ES un altísimo peñasco natural, de origen tectónico, que se ha convertido en el símbolo de los hondureños en general, y de los capitalinos en particular. No se trata de cualquier peñasco, que en Honduras abundan en diversos rincones montañosos. Sino de un cerro que con el paso de los siglos se ha convertido en una metáfora viviente. Tomando como punto de referencia el Parque Central y la Iglesia Catedral, el Cerro de “El Picacho” se localiza hacia el norte de la ciudad, sobre un desfiladero abrupto de más de mil trescientos metros sobre el nivel del mar, que comunica hacia el oeste con el Río Grande o Choluteca; hacia el sur con el Parque la Leona; y hacia el este con el Barrio El Reparto; y en dirección noreste se confunde directamente con “El Hatillo” y con la Montaña de la Tigra, pulmón de Tegucigalpa.
Sobre la cumbre de “El Picacho” encontramos el viejo Parque de las Naciones Unidas; y un zoológico que custodia varias especies. Pero lo más simbólico del Cerro de El Picacho es la gigantesca estatua de “Jesucristo Resucitado”, producto del cincel creativo del escultor Mario Zamora Alcántara (QEPD), y de otros arquitectos e ingenieros. La estatua representativa del Cristo del Picacho se observa desde distintos rumbos del Distrito Central, sobre todo en las noches de luna llena, ofreciendo un mensaje de paz y serenidad.
Una de las tantas curiosidades del Cerro de “El Picacho” es que, en uno de sus recodos, hay un pequeño nicho artístico dedicado a los grandes filósofos y matemáticos de todos los tiempos; nicho cultural que pareciera desconocido para la mayor parte de los capitalinos y visitantes. De repente muchos escritores hondureños desconocen la existencia de este parquecito dedicado a los pensadores del trasmundo.
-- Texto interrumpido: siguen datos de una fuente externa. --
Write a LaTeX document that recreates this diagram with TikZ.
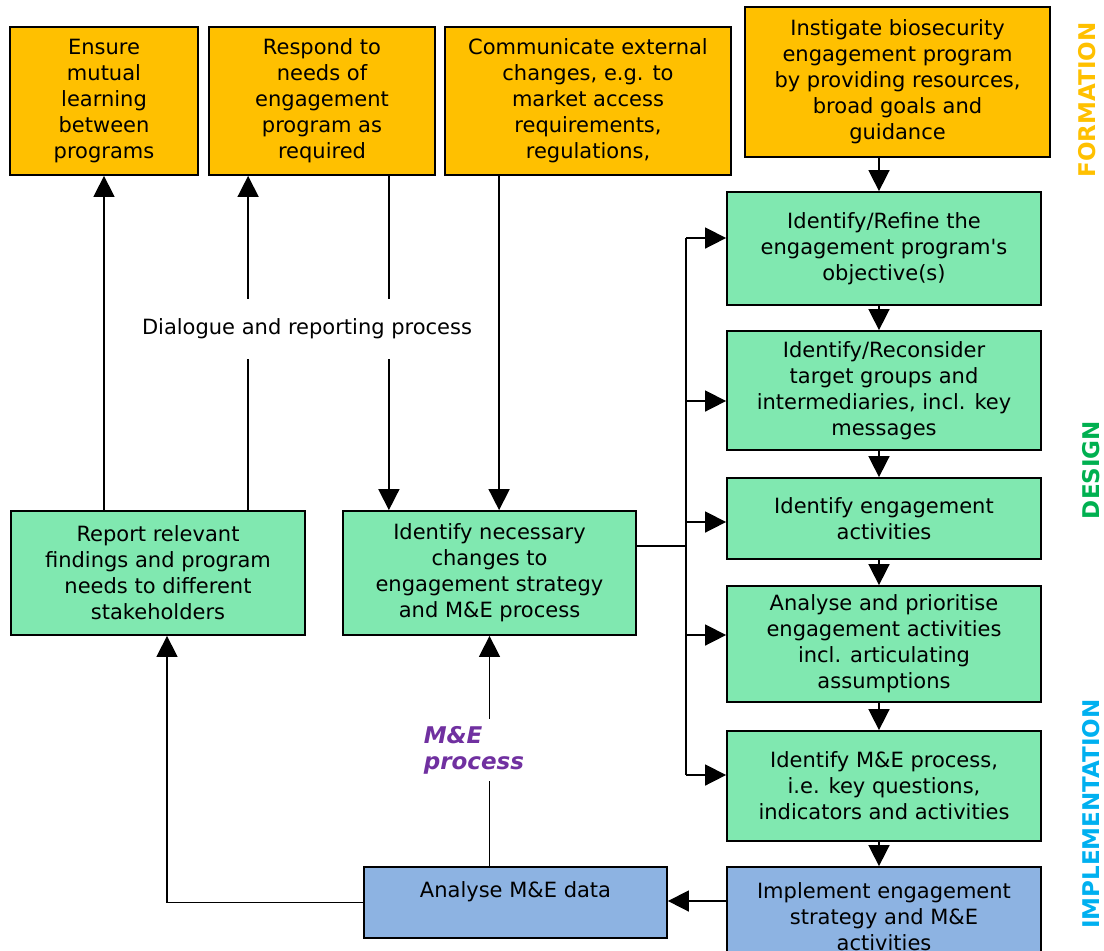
\documentclass[tikz,border=0pt]{standalone}
\usepackage{fontspec}
\setmainfont{DejaVu Sans}
\usetikzlibrary{arrows.meta}

\definecolor{formorange}{HTML}{FFC000}
\definecolor{designgreen}{HTML}{80E8B0}
\definecolor{implblue}{HTML}{8DB3E2}
\definecolor{labgreen}{HTML}{00B050}
\definecolor{labblue}{HTML}{00B0F0}
\definecolor{mepurple}{HTML}{7030A0}

\newcommand{\boxfont}{\fontsize{10.5}{13}\selectfont}

\tikzset{
  stage/.style={draw=black, line width=0.9pt, align=center, font=\boxfont, inner sep=2pt},
  formbox/.style={stage, fill=formorange},
  designbox/.style={stage, fill=designgreen},
  implbox/.style={stage, fill=implblue},
  arr/.style={-{Triangle[length=10.5pt,width=10.5pt]}},
  phase/.style={rotate=90, font=\fontsize{11.5}{13}\selectfont\bfseries},
}

\begin{document}
\begin{tikzpicture}[x=0.5pt, y=-0.5pt, line width=0.8pt]
\useasboundingbox (0,0) rectangle (1104,950);

% formation
\node[formbox, minimum width=94pt, minimum height=74pt] (b1) at (104,101)
  {Ensure\\mutual\\learning\\between\\programs};
\node[formbox, minimum width=113pt, minimum height=74pt] (b2) at (322,101)
  {Respond to\\needs of\\engagement\\program as\\required};
\node[formbox, minimum width=143pt, minimum height=74pt] (b3) at (588,101)
  {Communicate external\\changes, e.g. to\\market access\\requirements,\\regulations,};
\node[formbox, minimum width=152.5pt, minimum height=75pt] (b4) at (897.5,82)
  {Instigate biosecurity\\engagement program\\by providing resources,\\broad goals and\\guidance};

% design
\node[designbox, minimum width=157pt, minimum height=56.5pt] (g1) at (884,248.5)
  {Identify/Refine the\\engagement program\textquotesingle s\\objective(s)};
\node[designbox, minimum width=157pt, minimum height=59.5pt] (g2) at (884,390.5)
  {Identify/Reconsider\\target groups and\\intermediaries, incl. key\\messages};
\node[designbox, minimum width=157pt, minimum height=40.5pt] (g3) at (884,518.5)
  {Identify engagement\\activities};
\node[designbox, minimum width=157pt, minimum height=58pt] (g4) at (884,644)
  {Analyse and prioritise\\engagement activities\\incl. articulating\\assumptions};
\node[designbox, minimum width=157pt, minimum height=55pt] (g5) at (884,786)
  {Identify M\&E process,\\i.e. key questions,\\indicators and activities};
\node[designbox, minimum width=147pt, minimum height=62pt] (rep) at (158,573)
  {Report relevant\\findings and program\\needs to different\\stakeholders};
\node[designbox, minimum width=146.5pt, minimum height=62pt] (chg) at (489.5,573)
  {Identify necessary\\changes to\\engagement strategy\\and M\&E process};

% implementation
\node[implbox, minimum width=151.5pt, minimum height=35.5pt] (ana) at (515.5,902.5)
  {Analyse M\&E data\\\mbox{}};
\node[implbox, minimum width=157pt, minimum height=50pt] (imp) at (884,917)
  {Implement engagement\\strategy and M\&E\\activities};

% phase labels
\node[phase, text=formorange] (lform) at (1087,100) {FORMATION};
\node[phase, text=labgreen] (ldes) at (1091,470) {DESIGN};
\node[phase, text=labblue] (limp) at (1091,814) {IMPLEMENTATION};

% dialogue loop
\coordinate (b2l) at ([xshift=20pt]b2.south west);
\coordinate (b2r) at ([xshift=-23.5pt]b2.south east);
\coordinate (b3l) at ([xshift=27.5pt]b3.south west);
\draw[arr] (rep.north -| b1.south) -- (b1.south);
\draw[arr] (rep.north -| b2l) -- (b2l);
\draw[arr] (b2r) -- (b2r |- chg.north);
\draw[arr] (b3l) -- (b3l |- chg.north);
\node[fill=white, font=\boxfont, inner sep=0pt, minimum height=30pt] (dlg) at (307,329)
  {Dialogue and reporting process};

% design chain
\coordinate (g1top) at ([xshift=-2.5pt]g1.north);
\draw[arr] (b4.south -| g1top) -- (g1top);
\foreach \a/\b in {g1/g2, g2/g3, g3/g4, g4/g5, g5/imp}
  \draw[arr] ([xshift=-2.5pt]\a.south) -- ([xshift=-2.5pt]\b.north);

% bus from changes box
\coordinate (chgout) at ([yshift=13.5pt]chg.east);
\coordinate (busx) at ([xshift=-20pt]g1.west);
\coordinate (bus) at (busx |- chgout);
\draw (chgout) -- (bus);
\foreach \g/\dy in {g1/5.25, g2/-5.25, g3/-1.75, g4/4.5, g5/5.5} {
  \coordinate (\g-in) at ([yshift=\dy pt]\g.west);
  \draw[arr] (\g-in -| bus) -- (\g-in);
}
\draw (g1-in -| bus) -- (g5-in -| bus);

% M&E loop
\coordinate (impout) at ([yshift=8pt]imp.west);
\draw[arr] (impout) -- (impout -| ana.east);
\draw[arr] (ana.north -| chg.south) -- (chg.south);
\node[fill=white, anchor=west, align=left, inner xsep=0pt, minimum height=31pt,
  text=mepurple, font=\fontsize{11.5}{13}\selectfont\bfseries\itshape] (me) at (423,750)
  {M\&E\\process};
\coordinate (repin) at ([xshift=4.5pt]rep.south);
\draw[arr] (ana.west) -| (repin);
\end{tikzpicture}
\end{document}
Sea como fuere “El Picacho” es un lugar que contiene historia y cultura, tanto en las partes negativas como positivas. Algunos de los enfrentamientos derivados de las montoneras civiles de los siglos diecinueve y veinte, se escenificaron, dolorosamente, en las faldas de este cerro. Sin embargo, a pesar de todos los pesares, este cerro tectónico con aires bienhechores y olor a pino, se significa como una “piedra lírica” hondureña, apropiada para la meditación y el lanzamiento de grandes proyectos positivos.
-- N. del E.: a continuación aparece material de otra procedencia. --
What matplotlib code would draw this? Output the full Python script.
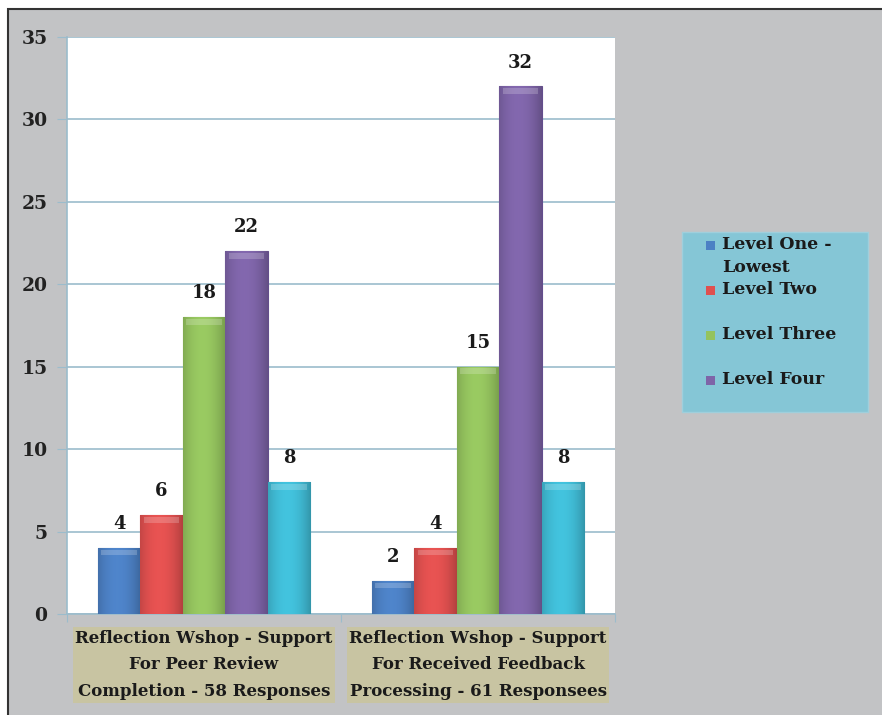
import numpy as np
import matplotlib.pyplot as plt
from matplotlib.patches import Rectangle
from matplotlib.colors import to_rgb

# data
categories = ["Reflection Wshop - Support\nFor Peer Review\nCompletion - 58 Responses",
              "Reflection Wshop - Support\nFor Received Feedback\nProcessing - 61 Responsees"]
series_names = ["Level One -\nLowest", "Level Two", "Level Three", "Level Four", ""]
level_one = [4, 2]
level_two = [6, 4]
level_three = [18, 15]
level_four = [22, 32]
level_five = [8, 8]
yticks = [0, 5, 10, 15, 20, 25, 30, 35]

values = [level_one, level_two, level_three, level_four, level_five]
colors = ["#4c80c4", "#e0504f", "#94c35e", "#7e64a8", "#40bcd6"]
edges = ["#3a67a3", "#b83b3b", "#76a344", "#634d8c", "#2c9ab4"]

plt.rcParams['font.family'] = ['DejaVu Serif']
plt.rcParams['font.weight'] = 'bold'

fig = plt.figure(figsize=(8.82, 7.15), dpi=100, facecolor="white")
W, H = 882.0, 715.0

# grey frame with dark border (top and left visible)
fig.patches.append(Rectangle((8 / W, -0.05), 1.1, 1 - 9 / H + 0.05, transform=fig.transFigure,
                             facecolor="#c2c3c5", edgecolor="#333333", linewidth=1.5, zorder=-5))

ax = fig.add_axes([67 / W, 1 - 614 / H, 548 / W, 577 / H])
ax.set_facecolor("white")
ax.set_zorder(2)


def shade(c):
    # soft horizontal gradient, a bit darker at the edges
    base = np.array(to_rgb(c))
    t = np.linspace(0, 1, 64)
    f = 1.04 - 0.2 * ((t - 0.45) * 2) ** 2
    img = np.clip(base[None, :] * f[:, None], 0, 1)
    return img[None, :, :]


x = np.arange(len(categories))
bw = 0.155
for i, (vals, c, ec) in enumerate(zip(values, colors, edges)):
    pos = x + (i - 2) * bw
    bars = ax.bar(pos, vals, width=bw, color=c, edgecolor=ec, linewidth=0.8, zorder=3,
                  label=series_names[i])
    for b in bars:
        x0, w_, h_ = b.get_x(), b.get_width(), b.get_height()
        im = ax.imshow(shade(c), extent=(x0, x0 + w_, 0, h_), aspect="auto",
                       zorder=3.5, interpolation="bilinear")
        im.set_clip_path(b)
        # lighter bevel at the top
        ax.add_patch(Rectangle((x0 + w_ * 0.08, h_ - 0.45), w_ * 0.84, 0.35,
                               facecolor="white", alpha=0.2, edgecolor="none", zorder=3.6))
    for px, v in zip(pos, vals):
        ax.text(px, v + 0.9, str(v), ha="center", va="bottom", fontsize=13,
                fontweight="bold", color="#1a1a1a", zorder=4)

ax.set_xlim(-0.5, 1.5)
ax.set_ylim(0, 35)
ax.set_yticks(yticks)
ax.set_yticklabels([str(t) for t in yticks], fontsize=13.5, fontweight="bold", color="#222222")
ax.yaxis.grid(True, color="#9bbccc", linewidth=1.2, zorder=0)
ax.set_axisbelow(True)
ax.tick_params(axis="y", length=7, color="#9bbccc", pad=7)
ax.set_xticks([-0.5, 0.5, 1.5])
ax.set_xticklabels(["", "", ""])
ax.tick_params(axis="x", length=6, color="#9bbccc", direction="out")
for s in ["top", "right"]:
    ax.spines[s].set_visible(False)
ax.spines["left"].set_color("#9bbccc")
ax.spines["bottom"].set_color("#9bbccc")
ax.spines["left"].set_linewidth(1.2)
ax.spines["bottom"].set_linewidth(1.2)

# category labels with tan boxes
for xi, cat in zip(x, categories):
    ax.text(xi, -0.95, cat, ha="center", va="top", fontsize=12, fontweight="bold",
            color="#1a1a1a", linespacing=1.75, transform=ax.transData,
            bbox=dict(boxstyle="square,pad=0.15", facecolor="#c8c4a2", edgecolor="none"))

# legend box drawn by hand
fig.patches.append(Rectangle((682 / W, 1 - 412 / H), 186 / W, 180 / H, transform=fig.transFigure,
                             facecolor="#85c6d6", edgecolor="#9fcfdc", linewidth=1, zorder=1))
legend_y = [245, 290, 335, 380]
for name, c, ly in zip(series_names[:4], colors, legend_y):
    fig.patches.append(Rectangle((706 / W, 1 - (ly + 5) / H), 9 / W, 9 / H, transform=fig.transFigure,
                                 facecolor=c, edgecolor="none", zorder=2))
    fig.text(722 / W, 1 - (ly - 9) / H, name, ha="left", va="top", fontsize=12.5,
             fontweight="bold", color="#1a1a1a", linespacing=1.45, zorder=3)

fig.savefig("out.png", dpi=100, facecolor=fig.get_facecolor())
Cualquier persona cansada de la rutina y del estrés que produce el trajín diario de la capital, puede retirarse y recogerse en un recodo de las estribaciones del Cerro de El Picacho, a reflexionar serena y profundamente sobre el destino de Honduras y de los hondureños. Una de las primeras reflexiones es que cualquier prisa, sobre cualquier tema, puede conducir hacia el error o la precipitación individual o colectiva. Ya es tiempo de detenerse en el camino a pensar con cuidado los grandes temas de la sociedad hondureña, sin sesgos ideológicos extremos.
Si para el caminante la cumbre de El Picacho resultara demasiado lejos del centro histórico de la ciudad, bien puede detenerse en el Parque de La Leona a observar la capital desde distintos ángulos, sea durante el día o en la noche, y a meditar sobre nuestro propio destino. Sería saludable que hubiera vigilancia en ese parque, porque a pesar de todo, ahí también se respira cierta serenidad, propicia para la más honda meditación. El viajero, interno o externo, puede llevar algún refrigerio y un lotecito de libros a fin de reforzar sus reflexiones, tan necesarias en estos tiempos de prisas descomunales. El camino para los hondureños de buena voluntad está señalado, ya sea en dirección al Cerro de El Picacho, nuestra “piedra lírica”, o en dirección al Parque de La Leona.